08. Black Out (2:10)
The transition from the last song to this one is the only sequence of tracks on this version of Wowee Zowee that exists on the original, but it’s so perfect I couldn’t help but keep it. The expansive “Black Out” follows from the stressed “Rattled By The Rush” so naturally I can’t imagine anything else being here. A great summer driving song, if a bit slight.
09. Best Friends Arm (2:19)
I imagine, though one can never predict what others think about music, that this is the song that will most surprise skeptics. Starting with another rough rave up (like a lot of the tracks I dropped) it veers into a stoned deadness, the band chanting “Keep it under your best friend’s arm” (although the title has no apostrophe, for whatever reason), as the guitar slurs in and out of focus in a really cool fashion before the track cuts out. Yes it’s weird, and a little off-putting to some, but I wasn’t trying to get rid of the weirdness and experimentation of Wowee Zowee. Just the experiments that didn’t work.
10. AT&T; (3:32)
I’m continually surprised that more reviews, fans, etc, don’t talk about “AT&T;”. For a long time it was my favorite song on this album, bearing a strong resemblance to past classics like “Gold Soundz” and “Trigger Cut” in feel if nothing else, and the bit where Malkmus sings “I’m blue and green, green and bluuuuuuuue” and the tracks wavers for a second came back to me strongly the first time I heard the Shins’ “Saint Simon”. No version of Wowee Zowee would be complete without it.
11. Pueblo (3:25)
There’s almost a country-rock feel to much of Pavement’s output of this time, and most strongly in “Pueblo”. You could easily imagine some jam band playing this live and stretching the middle and end bits to ten minutes apiece, but Pavement keep it short and sweet.

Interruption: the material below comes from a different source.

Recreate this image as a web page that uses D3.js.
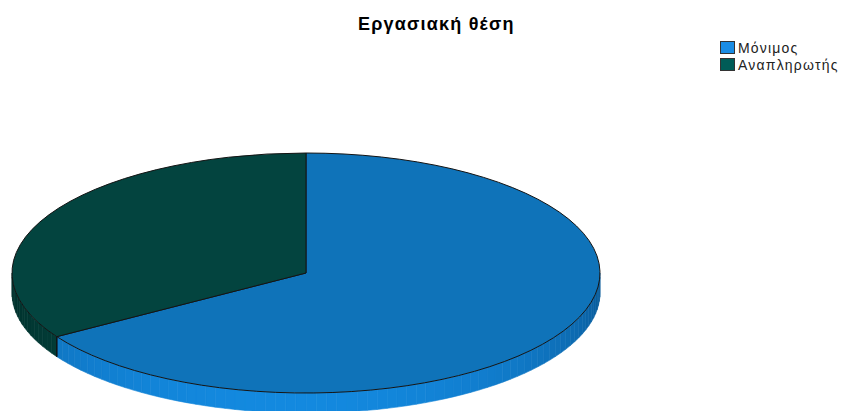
<!DOCTYPE html>
<html>
<head>
<meta charset="utf-8">
<script src="https://cdn.jsdelivr.net/npm/d3@7"></script>
<style>
  body { margin: 0; background: #ffffff; }
  svg { display: block; }
</style>
</head>
<body>
<svg id="chart" width="844" height="411"></svg>
<script>
// ---- data ----
const chartTitle = "Εργασιακή θέση";
const categories = ["Μόνιμος", "Αναπληρωτής"];
const values = [66.1, 33.9];

// ---- colours per category ----
const topColors = ["#0f73b9", "#03443f"];
const swatchColors = ["#1a8ce4", "#005c57"];
const wallDark = ["#0a5c9b", "#012e2a"];
const wallLight = ["#1389df", "#02443e"];

const svg = d3.select("#chart");

// ellipse geometry of the tilted pie
const cx = 306, cy = 273, rx = 294, ry = 120, depth = 20;

// angles start at 12 o'clock and run clockwise, same convention as d3.arc
const slices = d3.pie().sort(null).value(d => d)(values);
const arc = d3.arc().innerRadius(0).outerRadius(rx);
const pt = (a, dy = 0) => [cx + rx * Math.sin(a), cy - ry * Math.cos(a) + dy];

// ---- side wall (only the front half is visible) ----
const wallG = svg.append("g");
const lightDir = 185 * Math.PI / 180;
slices.forEach((s, i) => {
  const a0 = Math.max(s.startAngle, Math.PI / 2);
  const a1 = Math.min(s.endAngle, 3 * Math.PI / 2);
  if (a1 <= a0) return;
  const n = Math.ceil((a1 - a0) / (Math.PI / 90));
  const shade = d3.interpolateRgb(wallDark[i], wallLight[i]);
  d3.range(n).forEach(k => {
    const t0 = a0 + (a1 - a0) * k / n;
    const t1 = a0 + (a1 - a0) * (k + 1) / n;
    const f = Math.max(0, Math.cos((t0 + t1) / 2 - lightDir));
    const c = shade(f);
    wallG.append("path")
      .attr("d", d3.line()([pt(t0), pt(t1), pt(t1, depth), pt(t0, depth)]) + "Z")
      .attr("fill", c)
      .attr("stroke", c)
      .attr("stroke-width", 0.6);
  });
});

// edges where slices meet on the visible wall
slices.forEach(s => {
  [s.startAngle, s.endAngle].forEach(a => {
    if (a > Math.PI / 2 && a < 3 * Math.PI / 2) {
      wallG.append("line")
        .attr("x1", pt(a)[0]).attr("y1", pt(a)[1])
        .attr("x2", pt(a, depth)[0]).attr("y2", pt(a, depth)[1])
        .attr("stroke", "#111")
        .attr("stroke-width", 1);
    }
  });
});

// ---- top faces ----
const topG = svg.append("g")
  .attr("transform", `translate(${cx},${cy}) scale(1,${ry / rx})`);
topG.selectAll("path")
  .data(slices)
  .join("path")
  .attr("d", arc)
  .attr("fill", (d, i) => topColors[i])
  .attr("stroke", "#141414")
  .attr("stroke-width", 1)
  .attr("stroke-linejoin", "round")
  .attr("vector-effect", "non-scaling-stroke");

// ---- title ----
svg.append("text")
  .attr("x", 358)
  .attr("y", 30)
  .attr("font-family", "Liberation Sans, Arial, sans-serif")
  .attr("font-weight", "bold")
  .attr("font-size", 18)
  .attr("letter-spacing", 1.2)
  .attr("fill", "#000")
  .text(chartTitle);

// ---- legend ----
const legend = svg.append("g").attr("transform", "translate(720,41)");
const rows = legend.selectAll("g")
  .data(categories)
  .join("g")
  .attr("transform", (d, i) => `translate(0,${i * 17})`);
rows.append("rect")
  .attr("x", 0.5).attr("y", 0.5)
  .attr("width", 14).attr("height", 12)
  .attr("fill", (d, i) => swatchColors[i])
  .attr("stroke", "#333")
  .attr("stroke-width", 1);
rows.append("text")
  .attr("x", 18)
  .attr("y", 11.5)
  .attr("font-family", "Liberation Sans, Arial, sans-serif")
  .attr("font-size", 14)
  .attr("letter-spacing", 1.2)
  .attr("fill", "#222")
  .text(d => d);
</script>
</body>
</html>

The bits of course come after the chorus, and what a chorus! The song seems to be an impressionistic account of a trial and hanging in the old west, and I can’t even begin to explain how this becomes the most rousing part of the album: “Alright I want a cigarette / All those trials and things they try to do / While wondering over why we're insane / Damn land ho, won't you please?”, but there it is.
12. Grounded (4:14)
“Pueblo”, as great a song as it is, sounds like it’s leading into something epic (originally “Half A Canyon”), and “Grounded” is maybe the greatest song Pavement ever wrote. After the twinkling guitar intro (probably studied by Interpol), the song proper starts and Malkmus starts singing in his normal cryptic fashion about a doctor before erupting with the plea “Boys are dying on these streets”, which brings on the guitars. Stephen Malkmus is well-loved by fans for many reasons, but one of the reasons I like him so much is his ability to project a vast range of emotional tonality into whatever lyrics he’s singing. “Grounded” is, vocals and guitars both, absolutely heartwrenching.
13. Mussle Rock (Is A Horse In Transition) (3:31, b-side from the Father To A Sister Of Thought single)

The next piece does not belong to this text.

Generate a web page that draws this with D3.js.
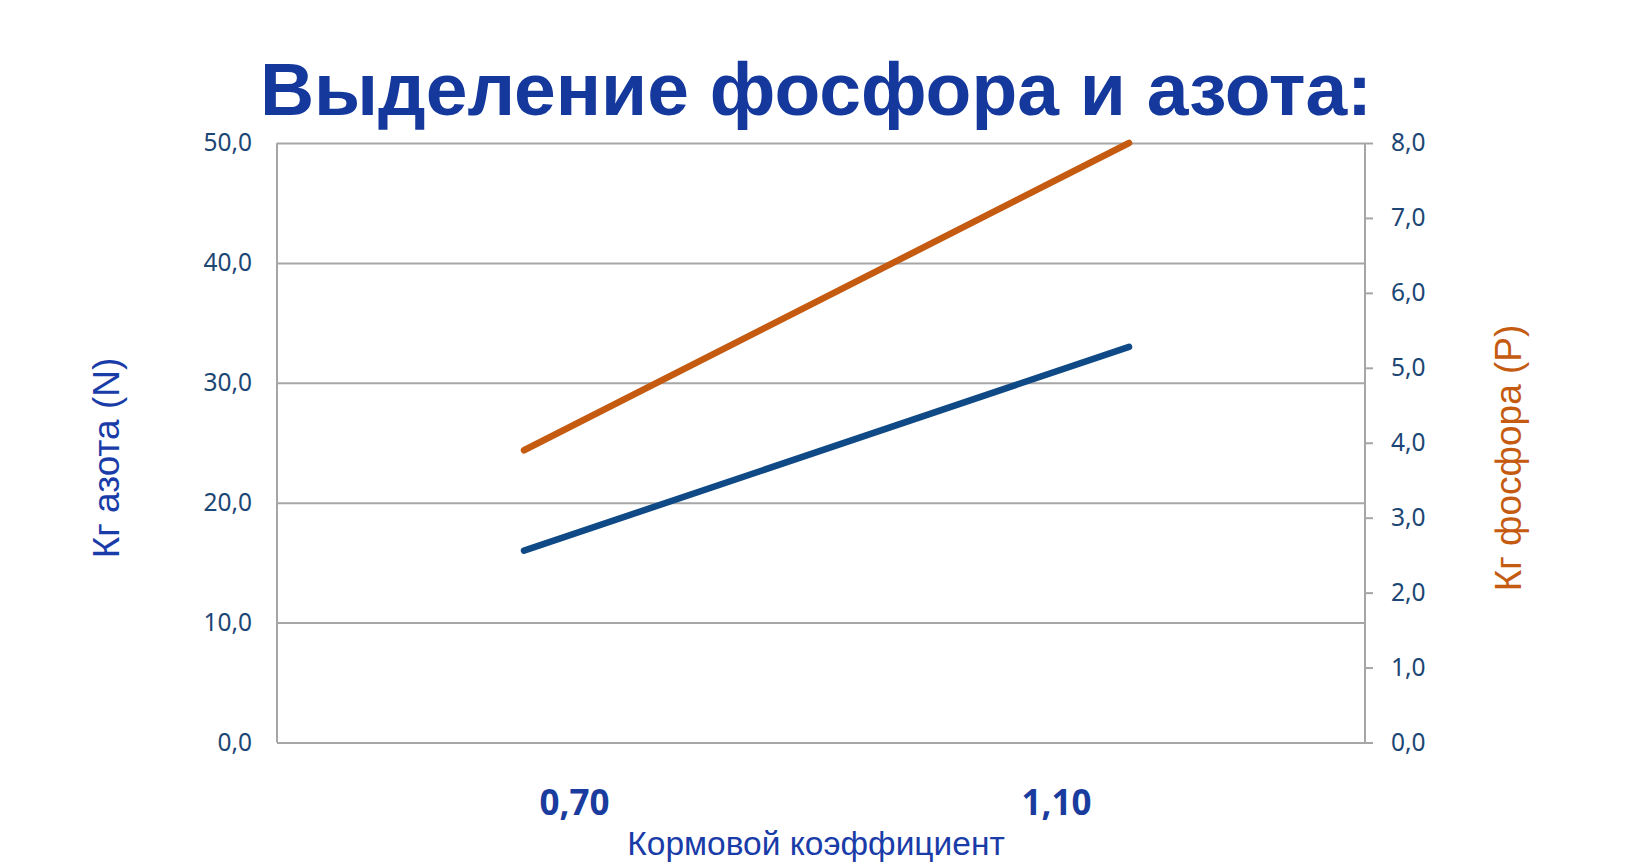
<!DOCTYPE html>
<html>
<head>
<meta charset="utf-8">
<script src="https://cdn.jsdelivr.net/npm/d3@7"></script>
<style>
  html, body { margin: 0; padding: 0; background: #fff; }
  svg { display: block; }
</style>
</head>
<body>
<svg id="chart" width="1638" height="863"></svg>
<script>
// ---- data ----
const title = "Выделение фосфора и азота:";
const categories = ["0,70", "1,10"];
const feedRatio = [0.70, 1.10];
const nitrogen = [16.0, 33.0];   // kg N, left axis
const phosphorus = [3.9, 8.0];   // kg P, right axis
const leftTicks = [0, 10, 20, 30, 40, 50];
const rightTicks = [0, 1, 2, 3, 4, 5, 6, 7, 8];
const leftTitle = "Кг азота (N)";
const rightTitle = "Кг фосфора (P)";
const xTitle = "Кормовой коэффициент";

// ---- layout ----
const plot = { left: 277, right: 1365, top: 143, bottom: 742.5 };
const svg = d3.select("#chart");
const fmt1 = d => d3.format(".1f")(d).replace(".", ",");

const x = d3.scaleLinear().domain([0.5367, 1.256]).range([plot.left, plot.right]);
const xCat = d3.scalePoint().domain(categories).range([plot.left - 6, plot.right - 6]).padding(0.629);
const yL = d3.scaleLinear().domain([0, 50]).range([plot.bottom, plot.top]);
const yR = d3.scaleLinear().domain([0, 8]).range([plot.bottom, plot.top]);

const gridColor = "#a6a6a6";
const tickColor = "#1c4674";
const blue = "#0f4a86";
const orange = "#c55a11";
const labelBlue = "#1a3c9e";

// title
svg.append("text")
  .attr("x", 816).attr("y", 115)
  .attr("text-anchor", "middle")
  .attr("font-family", "'Liberation Sans', Arial, sans-serif")
  .attr("font-weight", "bold")
  .attr("font-size", 75)
  .attr("fill", "#14389b")
  .text(title);

// gridlines + left axis labels
const gl = svg.append("g")
  .attr("transform", `translate(${plot.left},0)`)
  .call(d3.axisLeft(yL).tickValues(leftTicks).tickSize(-(plot.right - plot.left)).tickFormat(fmt1).tickPadding(25));
gl.select(".domain").remove();
gl.selectAll(".tick line").attr("stroke", gridColor).attr("stroke-width", 2);
gl.selectAll(".tick text")
  .attr("font-family", "'Noto Sans', 'Open Sans', sans-serif")
  .attr("font-size", 24.5)
  .attr("fill", tickColor);

// left vertical frame line
svg.append("line")
  .attr("x1", plot.left).attr("x2", plot.left)
  .attr("y1", yL(50)).attr("y2", yL(0))
  .attr("stroke", gridColor).attr("stroke-width", 2);

// right axis
const gr = svg.append("g")
  .attr("transform", `translate(${plot.right},0)`)
  .call(d3.axisRight(yR).tickValues(rightTicks).tickSize(8).tickFormat(fmt1).tickPadding(18));
gr.select(".domain").attr("stroke", gridColor).attr("stroke-width", 2).attr("d", `M0,${yR(8)}V${yR(0)}`);
gr.selectAll(".tick line").attr("stroke", gridColor).attr("stroke-width", 2);
gr.selectAll(".tick text")
  .attr("font-family", "'Noto Sans', 'Open Sans', sans-serif")
  .attr("font-size", 24.5)
  .attr("fill", tickColor);

// x category labels
const gx = svg.append("g")
  .attr("transform", `translate(0,${plot.bottom})`)
  .call(d3.axisBottom(xCat).tickSize(0).tickPadding(48));
gx.select(".domain").remove();
gx.selectAll(".tick text")
  .attr("font-family", "'Noto Sans', 'Open Sans', sans-serif")
  .attr("font-weight", "bold")
  .attr("font-size", 35)
  .attr("fill", labelBlue);

// lines
const nPts = feedRatio.map((f, i) => [f, nitrogen[i]]);
const pPts = feedRatio.map((f, i) => [f, phosphorus[i]]);
svg.append("path")
  .attr("d", d3.line().x(d => x(d[0])).y(d => yL(d[1]))(nPts))
  .attr("fill", "none").attr("stroke", blue).attr("stroke-width", 6.5).attr("stroke-linecap", "round");
svg.append("path")
  .attr("d", d3.line().x(d => x(d[0])).y(d => yR(d[1]))(pPts))
  .attr("fill", "none").attr("stroke", orange).attr("stroke-width", 6.5).attr("stroke-linecap", "round");

// axis titles
svg.append("text")
  .attr("transform", "translate(119,458) rotate(-90)")
  .attr("text-anchor", "middle")
  .attr("font-family", "'Liberation Sans', Arial, sans-serif")
  .attr("font-size", 37)
  .attr("fill", "#1a3ca8")
  .text(leftTitle);
svg.append("text")
  .attr("transform", "translate(1521,458) rotate(-90)")
  .attr("text-anchor", "middle")
  .attr("font-family", "'Liberation Sans', Arial, sans-serif")
  .attr("font-size", 37)
  .attr("fill", orange)
  .text(rightTitle);
svg.append("text")
  .attr("x", 816).attr("y", 855)
  .attr("text-anchor", "middle")
  .attr("font-family", "'Liberation Sans', Arial, sans-serif")
  .attr("font-size", 33.5)
  .attr("fill", "#1a3ca8")
  .text(xTitle);
</script>
</body>
</html>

A final Spiral Stairs slowburner to end out the revised Wowee Zowee. Hidden behind the prankster trappings of the album is a core of melancholy and yearning, and “Mussle Rock (Is A Horse In Transition)” nails that feeling, despite the stupid title. It’s got the same fuzzed, sturdy sound as “Kennel District”, as Kannberg sings “Pelican road is closed for summer / Feeling like I wasted my day” before launching into the endless repeated refrain that comprises most of the rest of the song: “How will I know?”. Eventually the song fades out in a haze of “do do do”s and bleepy guitar, bringing my version of Wowee Zowee to a close.